Strong growth processes and long-term relationships among ventures in entrepreneurial ecosystems stimulate anchoring on a meta-identity of the ecosystem.

Conclusion

Entrepreneurial ecosystems have recently gained more and more importance in the “real world”, and research is proliferating on this topic. This special issues contributes conceptual and empirical research on the forefront of entrepreneurial ecosystems research. It deepens the understanding of ecosystems, actors and norms, delineating typology criteria, different forms of ecosystems, their relational and digital government mechanisms, paths for the development of ecosystems and how they can advance the development of start-ups compared to incumbent large firms. Entrepreneurial ecosystems do occur in different forms, using different governance mechanisms, which are again key to performance. Social relationships, norms, and trust are fundamental to entrepreneurial ecosystems, especially when they occur in a specific local or regional environment.
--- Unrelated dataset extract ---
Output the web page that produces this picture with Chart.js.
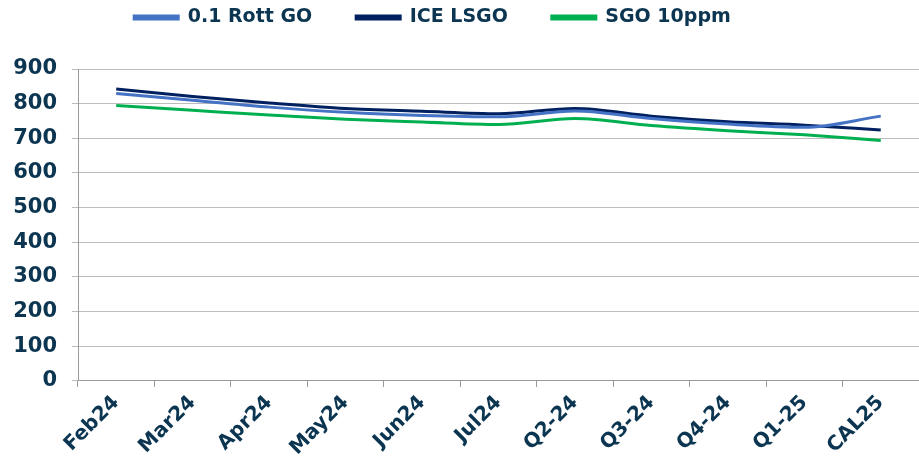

Yet, the management of these systems benefits from a wider and efficient use of digital technology and technological tools while additionally allow strengthening the entrepreneurial orientation of an ecosystem and finding new innovative business models. Greater innovation in the system allows start-ups to proliferate in the system, thereby increasing the rate of entrepreneurial entry and activity. The social relationships and relational governance of an entrepreneurial ecosystem triggers identification processes among the firms in the ecosystem towards an ecosystem meta-identity. Those processes in turn can strengthen the relational governance of an entrepreneurial ecosystem. Future research might analyze legitimation processes on the venture and on the ecosystem level. In this vein, future research might analyze how optimal distinctiveness of a venture is influenced through operating in an entrepreneurial ecosystem, if optimal distinctiveness can exist on the ecosystem level, and which converging or distinction related factors influence this meta-level distinctiveness.